▸ **Short exercise**:
Beneath this line are entries. Copy the range from the line with "Clone this diagram in TikZ." to the line with "minimum height=113pt] (b6)", ends included, exactly; leave pictures out.

▸ **Supplied information**:
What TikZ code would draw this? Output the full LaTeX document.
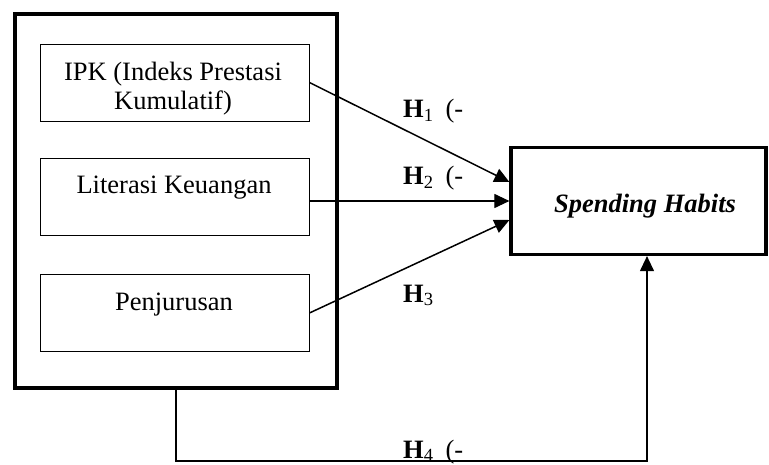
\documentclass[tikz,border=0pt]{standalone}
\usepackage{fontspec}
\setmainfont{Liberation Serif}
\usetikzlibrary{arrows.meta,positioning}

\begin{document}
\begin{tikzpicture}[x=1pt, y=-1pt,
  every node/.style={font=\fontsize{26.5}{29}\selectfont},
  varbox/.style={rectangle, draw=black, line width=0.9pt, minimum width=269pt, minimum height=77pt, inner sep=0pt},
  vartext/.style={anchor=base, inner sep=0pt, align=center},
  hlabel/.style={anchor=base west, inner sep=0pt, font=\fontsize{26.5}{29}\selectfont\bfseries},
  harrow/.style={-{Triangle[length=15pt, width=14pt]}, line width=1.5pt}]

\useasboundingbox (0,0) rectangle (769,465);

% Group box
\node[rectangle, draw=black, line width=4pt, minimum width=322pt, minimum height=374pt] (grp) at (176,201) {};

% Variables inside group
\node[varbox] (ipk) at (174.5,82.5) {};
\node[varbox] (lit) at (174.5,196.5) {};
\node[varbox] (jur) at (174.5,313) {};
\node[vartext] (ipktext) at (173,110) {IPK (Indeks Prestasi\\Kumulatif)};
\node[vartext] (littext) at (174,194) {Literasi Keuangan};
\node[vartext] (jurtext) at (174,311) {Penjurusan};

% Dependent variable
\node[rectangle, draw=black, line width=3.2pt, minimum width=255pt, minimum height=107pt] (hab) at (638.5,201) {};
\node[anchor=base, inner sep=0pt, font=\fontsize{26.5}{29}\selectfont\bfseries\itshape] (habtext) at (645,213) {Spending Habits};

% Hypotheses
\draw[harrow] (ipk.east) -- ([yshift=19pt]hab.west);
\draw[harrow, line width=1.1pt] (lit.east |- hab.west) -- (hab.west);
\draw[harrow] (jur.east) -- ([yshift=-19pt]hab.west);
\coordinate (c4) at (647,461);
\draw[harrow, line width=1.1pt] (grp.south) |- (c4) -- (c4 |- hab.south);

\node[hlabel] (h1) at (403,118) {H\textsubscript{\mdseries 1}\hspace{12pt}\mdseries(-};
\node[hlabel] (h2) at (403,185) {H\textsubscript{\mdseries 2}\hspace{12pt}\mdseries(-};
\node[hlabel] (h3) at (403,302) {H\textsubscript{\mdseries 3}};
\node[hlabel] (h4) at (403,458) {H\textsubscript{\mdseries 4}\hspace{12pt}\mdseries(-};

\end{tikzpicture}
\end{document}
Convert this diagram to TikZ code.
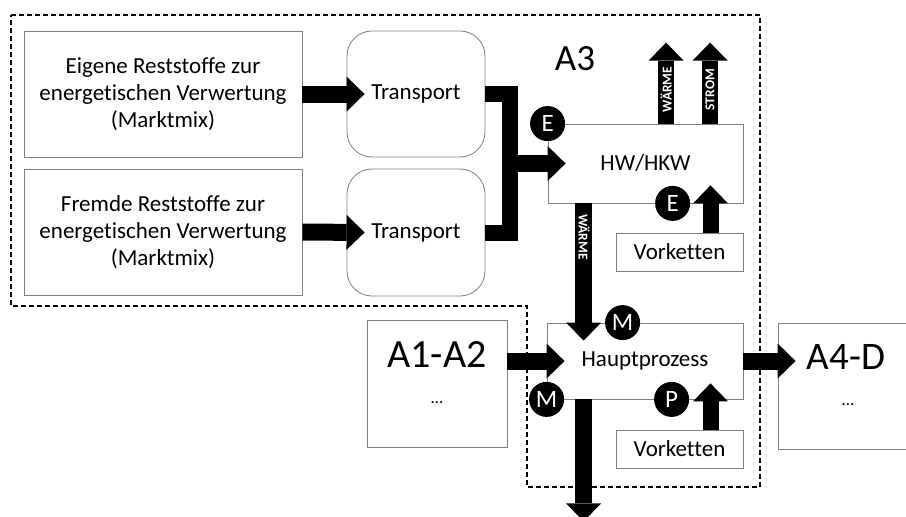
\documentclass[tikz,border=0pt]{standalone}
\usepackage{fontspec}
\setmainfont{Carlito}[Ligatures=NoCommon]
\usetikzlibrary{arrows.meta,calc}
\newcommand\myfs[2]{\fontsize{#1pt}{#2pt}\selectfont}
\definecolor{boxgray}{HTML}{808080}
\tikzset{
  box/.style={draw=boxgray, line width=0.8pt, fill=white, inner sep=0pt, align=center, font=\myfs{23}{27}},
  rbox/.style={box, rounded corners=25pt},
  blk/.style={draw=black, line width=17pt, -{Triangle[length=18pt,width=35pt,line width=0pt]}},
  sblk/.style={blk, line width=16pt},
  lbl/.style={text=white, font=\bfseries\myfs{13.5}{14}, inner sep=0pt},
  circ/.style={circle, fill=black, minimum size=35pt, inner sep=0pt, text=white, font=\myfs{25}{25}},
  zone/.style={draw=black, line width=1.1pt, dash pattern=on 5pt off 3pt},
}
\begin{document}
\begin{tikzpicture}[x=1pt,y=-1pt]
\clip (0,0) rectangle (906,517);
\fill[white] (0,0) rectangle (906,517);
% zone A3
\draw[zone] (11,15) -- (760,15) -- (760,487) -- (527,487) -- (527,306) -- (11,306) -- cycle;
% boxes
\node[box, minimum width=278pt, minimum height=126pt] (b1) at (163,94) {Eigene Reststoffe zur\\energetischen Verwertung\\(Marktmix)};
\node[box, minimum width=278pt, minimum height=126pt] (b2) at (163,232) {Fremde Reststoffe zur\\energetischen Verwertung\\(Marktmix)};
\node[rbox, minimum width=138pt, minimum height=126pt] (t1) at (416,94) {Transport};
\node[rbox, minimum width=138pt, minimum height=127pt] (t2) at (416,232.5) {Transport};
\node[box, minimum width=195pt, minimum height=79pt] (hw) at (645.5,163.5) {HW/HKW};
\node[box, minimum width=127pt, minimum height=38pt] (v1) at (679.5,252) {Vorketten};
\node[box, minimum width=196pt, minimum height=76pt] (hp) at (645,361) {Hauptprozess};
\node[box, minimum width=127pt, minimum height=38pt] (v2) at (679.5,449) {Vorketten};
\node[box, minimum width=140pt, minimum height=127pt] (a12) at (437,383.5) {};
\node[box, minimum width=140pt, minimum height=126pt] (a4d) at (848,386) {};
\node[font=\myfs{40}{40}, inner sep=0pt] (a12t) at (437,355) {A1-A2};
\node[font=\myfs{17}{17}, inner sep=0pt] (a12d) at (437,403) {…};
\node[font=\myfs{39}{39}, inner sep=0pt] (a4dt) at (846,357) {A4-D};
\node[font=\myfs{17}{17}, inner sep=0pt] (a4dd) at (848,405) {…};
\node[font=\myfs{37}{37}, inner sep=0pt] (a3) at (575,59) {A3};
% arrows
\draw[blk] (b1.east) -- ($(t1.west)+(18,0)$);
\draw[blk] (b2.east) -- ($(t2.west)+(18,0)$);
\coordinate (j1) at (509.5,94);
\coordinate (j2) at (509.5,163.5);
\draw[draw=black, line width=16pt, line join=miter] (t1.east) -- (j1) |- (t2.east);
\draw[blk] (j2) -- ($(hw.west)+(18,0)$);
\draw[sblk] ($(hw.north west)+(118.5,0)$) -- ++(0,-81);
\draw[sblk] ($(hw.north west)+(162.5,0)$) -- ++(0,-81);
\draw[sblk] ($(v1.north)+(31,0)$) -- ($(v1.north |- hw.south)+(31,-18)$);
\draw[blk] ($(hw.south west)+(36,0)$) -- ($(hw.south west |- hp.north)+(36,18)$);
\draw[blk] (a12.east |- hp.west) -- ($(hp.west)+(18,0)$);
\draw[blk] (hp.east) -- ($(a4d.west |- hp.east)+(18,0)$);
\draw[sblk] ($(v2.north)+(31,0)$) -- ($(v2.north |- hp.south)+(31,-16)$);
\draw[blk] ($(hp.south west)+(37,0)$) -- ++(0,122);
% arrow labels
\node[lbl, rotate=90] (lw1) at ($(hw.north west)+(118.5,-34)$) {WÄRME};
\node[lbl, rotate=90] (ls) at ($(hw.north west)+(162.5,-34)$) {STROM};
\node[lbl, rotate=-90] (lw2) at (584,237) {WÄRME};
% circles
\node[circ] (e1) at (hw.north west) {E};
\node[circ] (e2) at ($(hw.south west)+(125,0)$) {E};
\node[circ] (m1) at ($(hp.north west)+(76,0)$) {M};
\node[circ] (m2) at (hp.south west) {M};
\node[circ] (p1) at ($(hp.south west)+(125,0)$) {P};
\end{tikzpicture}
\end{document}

---

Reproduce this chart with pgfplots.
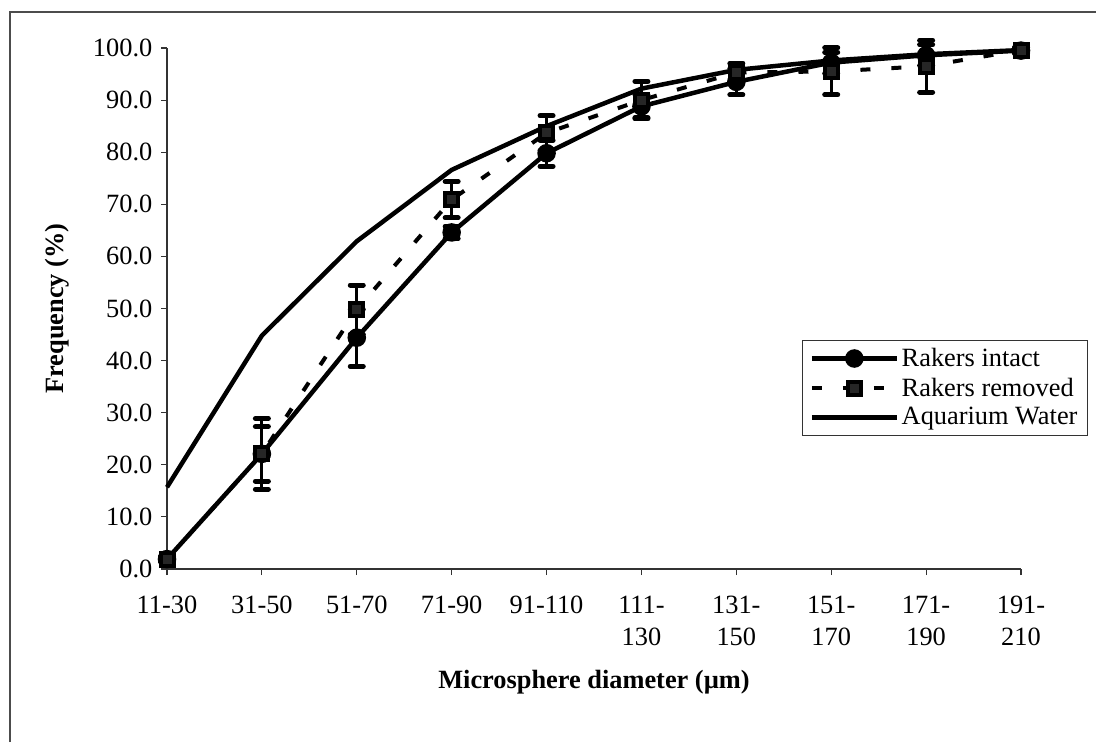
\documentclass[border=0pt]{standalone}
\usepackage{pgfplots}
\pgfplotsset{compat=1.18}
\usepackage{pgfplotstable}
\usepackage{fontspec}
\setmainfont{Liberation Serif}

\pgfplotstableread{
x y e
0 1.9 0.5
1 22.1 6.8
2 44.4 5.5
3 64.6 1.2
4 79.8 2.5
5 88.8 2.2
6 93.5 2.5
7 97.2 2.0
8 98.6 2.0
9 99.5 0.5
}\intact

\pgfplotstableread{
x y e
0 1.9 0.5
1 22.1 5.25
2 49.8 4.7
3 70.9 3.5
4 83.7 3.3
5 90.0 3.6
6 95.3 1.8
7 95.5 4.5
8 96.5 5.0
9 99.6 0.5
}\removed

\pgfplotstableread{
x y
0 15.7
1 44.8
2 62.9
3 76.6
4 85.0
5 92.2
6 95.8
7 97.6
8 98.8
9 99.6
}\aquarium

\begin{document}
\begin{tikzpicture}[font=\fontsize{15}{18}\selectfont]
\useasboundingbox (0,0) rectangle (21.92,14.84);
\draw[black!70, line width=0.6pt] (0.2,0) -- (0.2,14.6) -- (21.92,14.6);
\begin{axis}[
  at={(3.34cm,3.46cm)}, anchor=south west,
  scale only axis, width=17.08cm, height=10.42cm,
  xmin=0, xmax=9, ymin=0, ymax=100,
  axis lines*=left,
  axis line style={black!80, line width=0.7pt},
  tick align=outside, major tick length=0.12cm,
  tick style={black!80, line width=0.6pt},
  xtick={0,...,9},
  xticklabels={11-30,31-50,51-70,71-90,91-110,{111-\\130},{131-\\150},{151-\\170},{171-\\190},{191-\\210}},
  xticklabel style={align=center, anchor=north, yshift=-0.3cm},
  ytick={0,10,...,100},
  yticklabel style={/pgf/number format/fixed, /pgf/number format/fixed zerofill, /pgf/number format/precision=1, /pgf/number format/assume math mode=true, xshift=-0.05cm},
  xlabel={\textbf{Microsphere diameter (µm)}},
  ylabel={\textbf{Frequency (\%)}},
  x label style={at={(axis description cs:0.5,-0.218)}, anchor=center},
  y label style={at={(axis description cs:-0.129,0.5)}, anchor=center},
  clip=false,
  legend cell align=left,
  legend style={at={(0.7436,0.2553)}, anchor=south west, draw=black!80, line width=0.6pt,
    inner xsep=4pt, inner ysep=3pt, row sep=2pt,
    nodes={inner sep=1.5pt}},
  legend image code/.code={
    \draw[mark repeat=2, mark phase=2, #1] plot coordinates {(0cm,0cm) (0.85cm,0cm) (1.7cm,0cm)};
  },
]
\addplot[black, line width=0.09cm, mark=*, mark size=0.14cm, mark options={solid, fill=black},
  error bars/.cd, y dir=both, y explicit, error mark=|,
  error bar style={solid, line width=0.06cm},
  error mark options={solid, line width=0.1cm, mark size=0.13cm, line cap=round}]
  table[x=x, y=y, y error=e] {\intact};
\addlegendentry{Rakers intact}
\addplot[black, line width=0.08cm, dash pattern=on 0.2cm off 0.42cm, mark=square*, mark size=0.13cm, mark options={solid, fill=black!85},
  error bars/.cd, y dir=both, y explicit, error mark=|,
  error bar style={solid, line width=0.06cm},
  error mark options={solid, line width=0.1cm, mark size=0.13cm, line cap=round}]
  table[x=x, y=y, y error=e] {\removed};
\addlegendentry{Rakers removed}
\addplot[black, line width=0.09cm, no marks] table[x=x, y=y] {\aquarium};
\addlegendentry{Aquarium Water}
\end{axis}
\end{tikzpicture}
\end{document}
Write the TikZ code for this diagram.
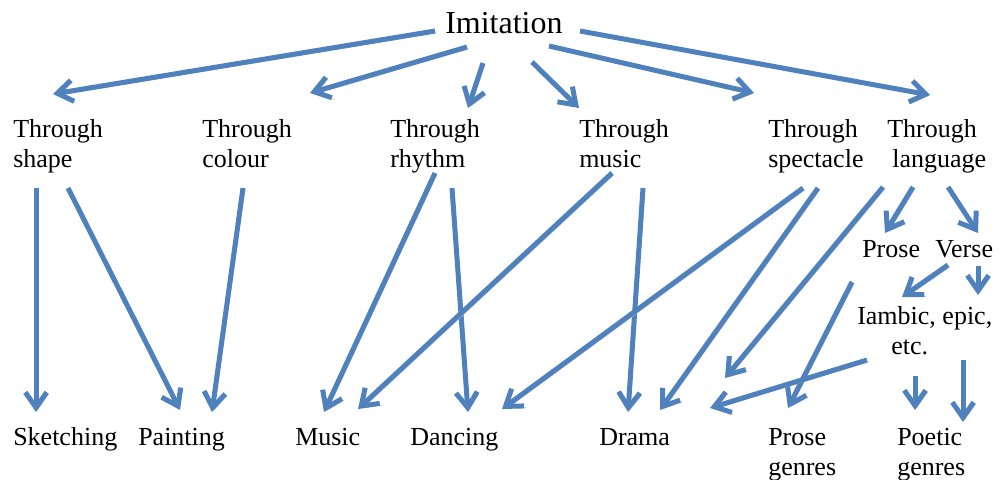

---

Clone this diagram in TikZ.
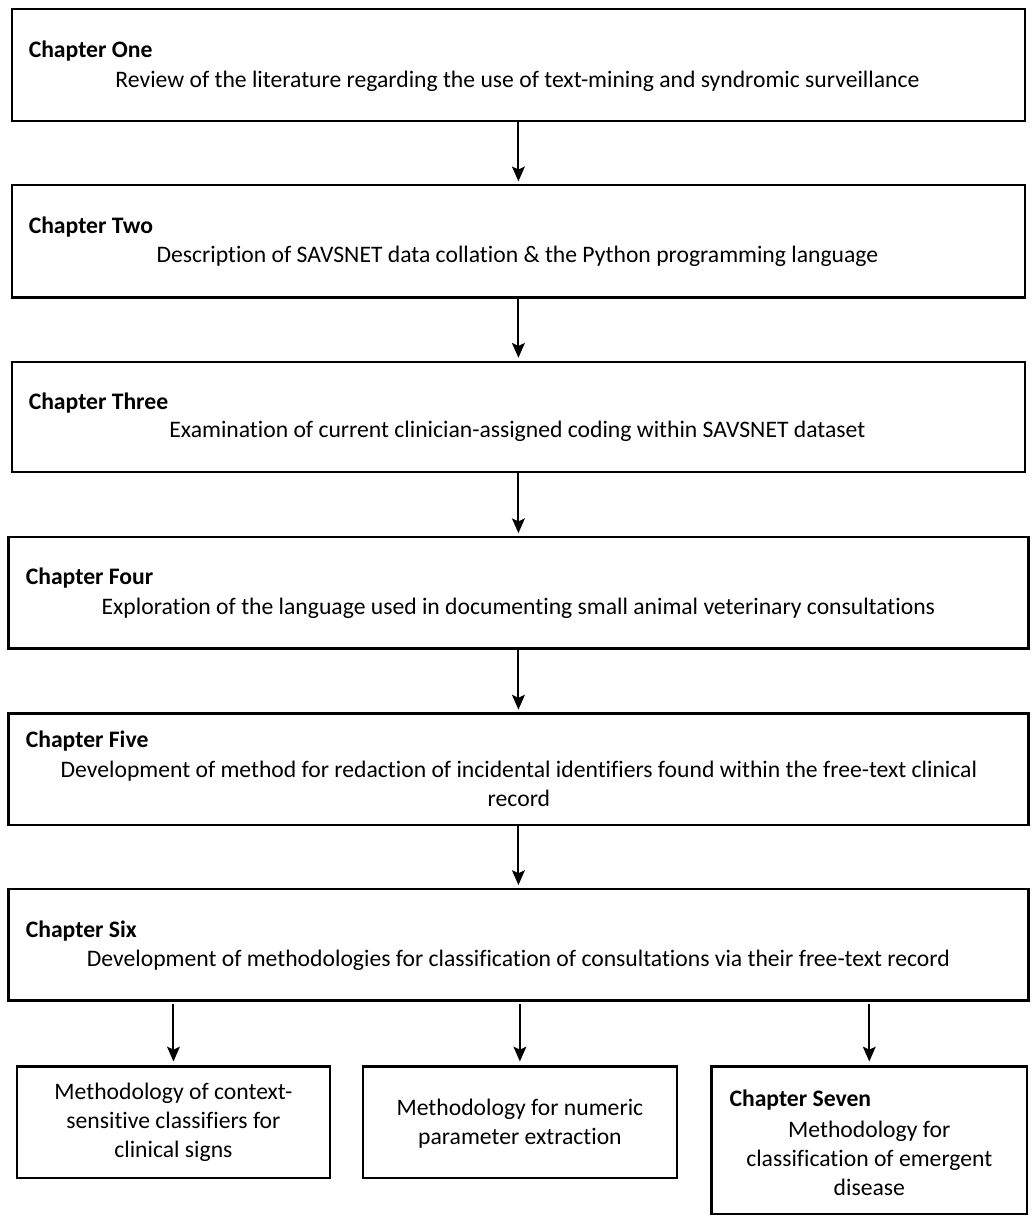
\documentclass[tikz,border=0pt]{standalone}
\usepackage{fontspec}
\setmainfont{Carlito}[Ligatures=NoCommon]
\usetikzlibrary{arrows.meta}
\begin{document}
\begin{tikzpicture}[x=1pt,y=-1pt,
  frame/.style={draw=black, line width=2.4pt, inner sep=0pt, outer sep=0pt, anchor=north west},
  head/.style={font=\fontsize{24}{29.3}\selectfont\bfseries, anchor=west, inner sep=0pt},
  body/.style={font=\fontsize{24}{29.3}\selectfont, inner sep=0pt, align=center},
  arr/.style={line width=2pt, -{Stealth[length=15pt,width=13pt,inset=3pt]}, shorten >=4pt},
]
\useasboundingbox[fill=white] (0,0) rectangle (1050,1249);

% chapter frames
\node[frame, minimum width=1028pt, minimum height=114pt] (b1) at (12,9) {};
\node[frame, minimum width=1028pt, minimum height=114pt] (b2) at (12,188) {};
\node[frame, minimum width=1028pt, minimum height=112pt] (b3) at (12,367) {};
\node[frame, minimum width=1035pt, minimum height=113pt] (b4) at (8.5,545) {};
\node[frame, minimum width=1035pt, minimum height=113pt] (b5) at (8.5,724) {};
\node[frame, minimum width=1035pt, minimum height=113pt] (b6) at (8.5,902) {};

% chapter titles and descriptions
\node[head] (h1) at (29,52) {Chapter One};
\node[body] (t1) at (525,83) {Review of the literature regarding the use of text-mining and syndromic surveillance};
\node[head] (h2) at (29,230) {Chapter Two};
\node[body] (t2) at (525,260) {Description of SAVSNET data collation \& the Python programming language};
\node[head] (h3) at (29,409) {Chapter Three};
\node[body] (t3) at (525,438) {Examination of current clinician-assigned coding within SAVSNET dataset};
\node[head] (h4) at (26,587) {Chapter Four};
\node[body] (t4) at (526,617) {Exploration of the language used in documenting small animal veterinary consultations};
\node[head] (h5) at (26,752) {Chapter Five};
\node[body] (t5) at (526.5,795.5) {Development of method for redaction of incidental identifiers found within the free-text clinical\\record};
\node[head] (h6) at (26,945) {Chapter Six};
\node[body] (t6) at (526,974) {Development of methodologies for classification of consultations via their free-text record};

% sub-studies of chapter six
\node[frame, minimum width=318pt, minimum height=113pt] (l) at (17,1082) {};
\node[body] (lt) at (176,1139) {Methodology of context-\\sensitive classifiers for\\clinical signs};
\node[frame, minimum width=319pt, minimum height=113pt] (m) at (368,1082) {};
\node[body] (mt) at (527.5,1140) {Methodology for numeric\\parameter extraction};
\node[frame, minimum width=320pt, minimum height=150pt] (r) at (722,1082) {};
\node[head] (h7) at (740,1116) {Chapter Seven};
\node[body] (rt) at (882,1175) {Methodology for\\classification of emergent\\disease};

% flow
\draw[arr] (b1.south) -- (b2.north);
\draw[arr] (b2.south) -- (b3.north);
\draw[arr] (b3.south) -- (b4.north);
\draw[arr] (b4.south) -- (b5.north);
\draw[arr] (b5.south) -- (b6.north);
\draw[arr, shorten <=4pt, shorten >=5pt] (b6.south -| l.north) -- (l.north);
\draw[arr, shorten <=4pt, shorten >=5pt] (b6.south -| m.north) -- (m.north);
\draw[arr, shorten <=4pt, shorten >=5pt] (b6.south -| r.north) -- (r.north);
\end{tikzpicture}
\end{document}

▸ **Task answer**:
Clone this diagram in TikZ.
\documentclass[tikz,border=0pt]{standalone}
\usepackage{fontspec}
\setmainfont{Carlito}[Ligatures=NoCommon]
\usetikzlibrary{arrows.meta}
\begin{document}
\begin{tikzpicture}[x=1pt,y=-1pt,
  frame/.style={draw=black, line width=2.4pt, inner sep=0pt, outer sep=0pt, anchor=north west},
  head/.style={font=\fontsize{24}{29.3}\selectfont\bfseries, anchor=west, inner sep=0pt},
  body/.style={font=\fontsize{24}{29.3}\selectfont, inner sep=0pt, align=center},
  arr/.style={line width=2pt, -{Stealth[length=15pt,width=13pt,inset=3pt]}, shorten >=4pt},
]
\useasboundingbox[fill=white] (0,0) rectangle (1050,1249);

% chapter frames
\node[frame, minimum width=1028pt, minimum height=114pt] (b1) at (12,9) {};
\node[frame, minimum width=1028pt, minimum height=114pt] (b2) at (12,188) {};
\node[frame, minimum width=1028pt, minimum height=112pt] (b3) at (12,367) {};
\node[frame, minimum width=1035pt, minimum height=113pt] (b4) at (8.5,545) {};
\node[frame, minimum width=1035pt, minimum height=113pt] (b5) at (8.5,724) {};
\node[frame, minimum width=1035pt, minimum height=113pt] (b6) at (8.5,902) {};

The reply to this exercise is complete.